**Dataset extract:**
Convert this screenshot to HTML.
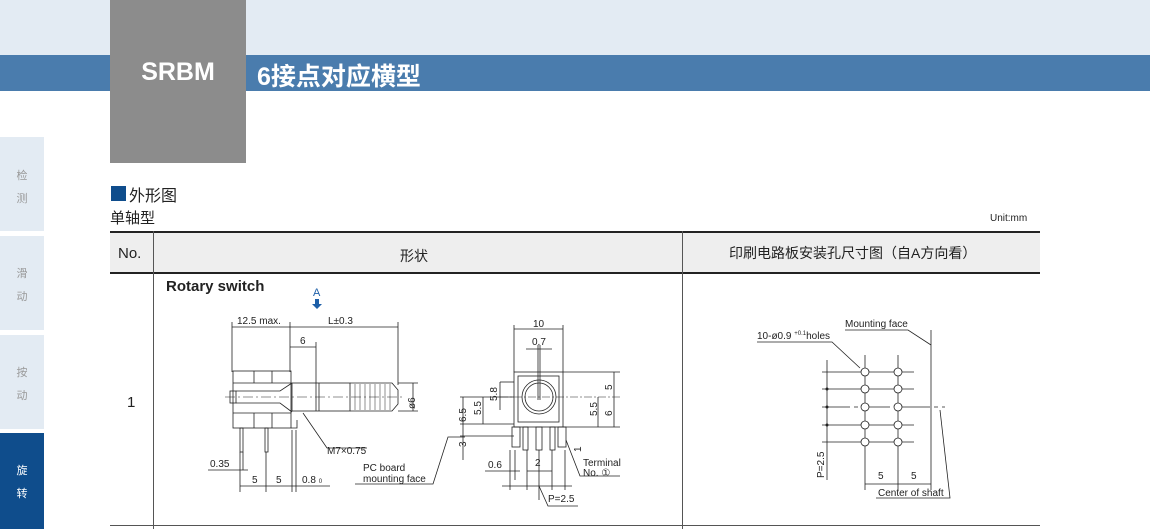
<!DOCTYPE html>
<html><head><meta charset="utf-8"><style>
*{margin:0;padding:0;box-sizing:border-box}
body{width:1150px;height:529px;position:relative;background:#fff;overflow:hidden;font-family:"Liberation Sans","Noto Sans CJK SC",sans-serif}
.a{position:absolute}
</style></head><body>
<div class="a" style="left:0;top:0;width:1150px;height:55px;background:#e3ebf3"></div>
<div class="a" style="left:0;top:55px;width:1150px;height:36px;background:#4a7cad"></div>
<div class="a" style="left:110px;top:0;width:136px;height:163px;background:#8c8c8c"></div>
<div class="a" style="left:110px;top:58px;width:136px;text-align:center;color:#fff;font-weight:bold;font-size:25px">SRBM</div>
<div class="a" style="left:257px;top:57px;color:#fff;font-weight:bold;font-size:25px;font-family:'Liberation Sans','Noto Sans CJK SC',sans-serif">6接点对应横型</div>

<div class="a" style="left:0;top:137px;width:44px;height:94px;background:#e3ebf3;color:#999;font-size:11px;text-align:center;padding-top:28px;line-height:23px">检<br>测</div>
<div class="a" style="left:0;top:236px;width:44px;height:94px;background:#e3ebf3;color:#999;font-size:11px;text-align:center;padding-top:27px;line-height:23px">滑<br>动</div>
<div class="a" style="left:0;top:335px;width:44px;height:94px;background:#e3ebf3;color:#999;font-size:11px;text-align:center;padding-top:27px;line-height:23px">按<br>动</div>
<div class="a" style="left:0;top:433px;width:44px;height:96px;background:#0f4d8c;color:#fff;font-size:11px;text-align:center;padding-top:27px;line-height:23px">旋<br>转</div>

<div class="a" style="left:111px;top:186px;width:15px;height:15px;background:#0f4d8c"></div>
<div class="a" style="left:129px;top:182px;font-size:16px;color:#222">外形图</div>
<div class="a" style="left:110px;top:207px;font-size:15px;color:#222">单轴型</div>
<div class="a" style="left:990px;top:213px;font-size:10px;color:#222">Unit:mm</div>

<div class="a" style="left:110px;top:231px;width:930px;height:43px;background:#eee;border-top:2px solid #222;border-bottom:2px solid #222"></div>
<div class="a" style="left:153px;top:231px;width:1px;height:298px;background:#555"></div>
<div class="a" style="left:682px;top:231px;width:1px;height:298px;background:#555"></div>
<div class="a" style="left:110px;top:525px;width:930px;height:1px;background:#555"></div>
<div class="a" style="left:118px;top:245px;font-size:15px;color:#222">No.</div>
<div class="a" style="left:400px;top:246px;font-size:14px;color:#222">形状</div>
<div class="a" style="left:729px;top:243px;font-size:14px;color:#222">印刷电路板安装孔尺寸图（自A方向看）</div>
<div class="a" style="left:127px;top:394px;font-size:15px;color:#222">1</div>
<div class="a" style="left:166px;top:278px;font-size:15px;font-weight:bold;color:#222">Rotary switch</div>

<svg class="a" style="left:0;top:0" width="1150" height="529" font-family="Liberation Sans" font-size="10" fill="#222">
<g stroke="#222" stroke-width="0.8" fill="none">
<!-- left drawing -->
<line x1="232" y1="327" x2="398" y2="327"/>
<line x1="232" y1="322" x2="232" y2="372"/><line x1="290" y1="322" x2="290" y2="372"/><line x1="398" y1="322" x2="398" y2="385"/>
<line x1="290" y1="347" x2="316" y2="347"/><line x1="316" y1="342" x2="316" y2="383"/>
<rect x="233" y="371" width="58" height="57"/>
<line x1="233" y1="383" x2="291" y2="383"/><line x1="233" y1="413" x2="291" y2="413"/>
<line x1="254" y1="371" x2="254" y2="383"/><line x1="272" y1="371" x2="272" y2="383"/>
<line x1="254" y1="413" x2="254" y2="428"/><line x1="272" y1="413" x2="272" y2="428"/>
<path d="M291 428 L297 428 L297 420"/>
<rect x="230" y="391" width="6" height="12"/>
<path d="M236 391 L280 391 L292 383"/><path d="M236 403 L280 403 L292 412"/>
<rect x="292" y="383" width="58" height="28"/>
<line x1="316" y1="383" x2="316" y2="411"/><line x1="319" y1="383" x2="319" y2="411"/>
<path d="M350 383 L392 383 L398 390 L398 404 L392 411 L350 411"/>
<g stroke-width="0.5"><line x1="355" y1="384" x2="355" y2="410"/><line x1="360" y1="384" x2="360" y2="410"/><line x1="365" y1="384" x2="365" y2="410"/><line x1="370" y1="384" x2="370" y2="410"/><line x1="375" y1="384" x2="375" y2="410"/><line x1="380" y1="384" x2="380" y2="410"/><line x1="385" y1="384" x2="385" y2="410"/><line x1="390" y1="384" x2="390" y2="410"/></g>
<line x1="225" y1="397" x2="405" y2="397" stroke-dasharray="10,3,2,3" stroke-width="0.5"/>
<line x1="398" y1="383" x2="418" y2="383"/><line x1="398" y1="411" x2="418" y2="411"/><line x1="413" y1="383" x2="413" y2="411"/>
<rect x="240" y="428" width="3" height="24"/><rect x="265" y="428" width="3" height="24"/>
<line x1="240" y1="452" x2="240" y2="492"/><line x1="243" y1="452" x2="243" y2="470"/><line x1="266" y1="452" x2="266" y2="492"/>
<line x1="292" y1="430" x2="292" y2="492"/><line x1="296" y1="430" x2="296" y2="492"/>
<line x1="208" y1="470" x2="248" y2="470"/>
<line x1="240" y1="486" x2="296" y2="486"/><line x1="296" y1="486" x2="330" y2="486"/>
<path d="M303 413 L327 448 L367 448"/>
<path d="M355 484 L433 484 L448 437 L465 437"/>
<!-- middle -->
<line x1="514" y1="329" x2="563" y2="329"/><line x1="514" y1="325" x2="514" y2="372"/><line x1="563" y1="325" x2="563" y2="372"/>
<line x1="526" y1="349" x2="552" y2="349"/><line x1="538" y1="345" x2="538" y2="400"/><line x1="540" y1="345" x2="540" y2="400"/>
<rect x="514" y="372" width="49" height="55"/>
<rect x="518" y="376" width="41" height="46"/>
<circle cx="539" cy="397" r="17"/><circle cx="539" cy="397" r="14"/>
<line x1="500" y1="397" x2="620" y2="397" stroke-dasharray="8,2,2,2" stroke-width="0.5"/>
<line x1="563" y1="372" x2="620" y2="372"/><line x1="563" y1="427" x2="620" y2="427"/>
<line x1="614" y1="372" x2="614" y2="427"/>
<line x1="598" y1="397" x2="598" y2="427"/>
<line x1="500" y1="382" x2="514" y2="382"/><line x1="500" y1="382" x2="500" y2="410"/>
<line x1="483" y1="397" x2="483" y2="424"/><line x1="463" y1="397" x2="463" y2="460"/>
<line x1="460" y1="397" x2="514" y2="397"/><line x1="460" y1="424" x2="514" y2="424"/><line x1="460" y1="436" x2="514" y2="436"/>
<rect x="512" y="427" width="8" height="20"/><rect x="523" y="427" width="5" height="23"/><rect x="536" y="427" width="6" height="23"/><rect x="550" y="427" width="5" height="23"/><rect x="558" y="427" width="8" height="20"/>
<line x1="510" y1="450" x2="510" y2="490"/><line x1="515" y1="450" x2="515" y2="480"/><line x1="527" y1="450" x2="527" y2="490"/><line x1="539" y1="450" x2="539" y2="500"/><line x1="552" y1="450" x2="552" y2="490"/><line x1="565" y1="450" x2="565" y2="490"/>
<line x1="485" y1="471" x2="520" y2="471"/><line x1="527" y1="471" x2="552" y2="471"/>
<line x1="502" y1="486" x2="572" y2="486"/>
<path d="M539 486 L548 506 L578 506"/>
<path d="M566 440 L580 476 L620 476"/>
<!-- right -->
<line x1="822" y1="372" x2="914" y2="372"/><line x1="822" y1="389" x2="914" y2="389"/><line x1="822" y1="407" x2="945" y2="407" stroke-dasharray="28,4,4,4"/><line x1="822" y1="425" x2="914" y2="425"/><line x1="822" y1="442" x2="914" y2="442"/>
<line x1="865" y1="355" x2="865" y2="490"/><line x1="898" y1="355" x2="898" y2="490"/>
<line x1="931" y1="330" x2="931" y2="490"/>
<line x1="827" y1="360" x2="827" y2="480"/>
<line x1="865" y1="484" x2="931" y2="484"/>
<path d="M845 330 L908 330 L931 345"/>
<path d="M757 342 L832 342 L860 368"/>
<path d="M940 410 L950 498 L876 498"/>
</g>
<g fill="#fff" stroke="#222" stroke-width="0.8">
<circle cx="865" cy="372" r="4"/><circle cx="898" cy="372" r="4"/>
<circle cx="865" cy="389" r="4"/><circle cx="898" cy="389" r="4"/>
<circle cx="865" cy="407" r="4"/><circle cx="898" cy="407" r="4"/>
<circle cx="865" cy="425" r="4"/><circle cx="898" cy="425" r="4"/>
<circle cx="865" cy="442" r="4"/><circle cx="898" cy="442" r="4"/>
</g>
<circle cx="827" cy="389" r="1.5"/><circle cx="827" cy="407" r="1.5"/><circle cx="827" cy="425" r="1.5"/>
<text x="313" y="296" fill="#1e5fa8" font-size="11">A</text>
<path d="M315 299 h4 v5 h3 l-5 5 l-5 -5 h3z" fill="#1e5fa8"/>
<text x="237" y="324">12.5 max.</text>
<text x="328" y="324">L±0.3</text>
<text x="300" y="344">6</text>
<text x="415" y="401" transform="rotate(-90 415 401)" dx="-8" dy="0">ø6</text>
<text x="327" y="454">M7×0.75</text>
<text x="210" y="467">0.35</text>
<text x="252" y="483">5</text>
<text x="276" y="483">5</text>
<text x="302" y="483">0.8 <tspan font-size="6">0</tspan></text>
<text x="363" y="471">PC board</text>
<text x="363" y="482">mounting face</text>
<text x="533" y="327">10</text>
<text x="532" y="345">0.7</text>
<text x="612" y="390" transform="rotate(-90 612 390)">5</text>
<text x="612" y="416" transform="rotate(-90 612 416)">6</text>
<text x="597" y="416" transform="rotate(-90 597 416)">5.5</text>
<text x="497" y="401" transform="rotate(-90 497 401)">5.8</text>
<text x="481" y="415" transform="rotate(-90 481 415)">5.5</text>
<text x="466" y="422" transform="rotate(-90 466 422)">6.5</text>
<text x="466" y="447" transform="rotate(-90 466 447)">3</text>
<text x="581" y="452" transform="rotate(-90 581 452)">1</text>
<text x="488" y="468">0.6</text>
<text x="535" y="466">2</text>
<text x="548" y="502">P=2.5</text>
<text x="583" y="466">Terminal</text>
<text x="583" y="476">No. ①</text>
<text x="845" y="327">Mounting face</text>
<text x="757" y="339">10-ø0.9 <tspan font-size="6" dy="-4">+0.1</tspan><tspan dy="4">holes</tspan></text>
<text x="824" y="478" transform="rotate(-90 824 478)">P=2.5</text>
<text x="878" y="479">5</text>
<text x="911" y="479">5</text>
<text x="878" y="496">Center of shaft</text>
</svg>
</body></html>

**The exercise:** Write out again exactly the lines from the start of the data above through the line containing "Sans','Noto Sans CJK", inclusive, excluding any pictures.

**Final result:**
Convert this screenshot to HTML.
<!DOCTYPE html>
<html><head><meta charset="utf-8"><style>
*{margin:0;padding:0;box-sizing:border-box}
body{width:1150px;height:529px;position:relative;background:#fff;overflow:hidden;font-family:"Liberation Sans","Noto Sans CJK SC",sans-serif}
.a{position:absolute}
</style></head><body>
<div class="a" style="left:0;top:0;width:1150px;height:55px;background:#e3ebf3"></div>
<div class="a" style="left:0;top:55px;width:1150px;height:36px;background:#4a7cad"></div>
<div class="a" style="left:110px;top:0;width:136px;height:163px;background:#8c8c8c"></div>
<div class="a" style="left:110px;top:58px;width:136px;text-align:center;color:#fff;font-weight:bold;font-size:25px">SRBM</div>
<div class="a" style="left:257px;top:57px;color:#fff;font-weight:bold;font-size:25px;font-family:'Liberation Sans','Noto Sans CJK SC',sans-serif">6接点对应横型</div>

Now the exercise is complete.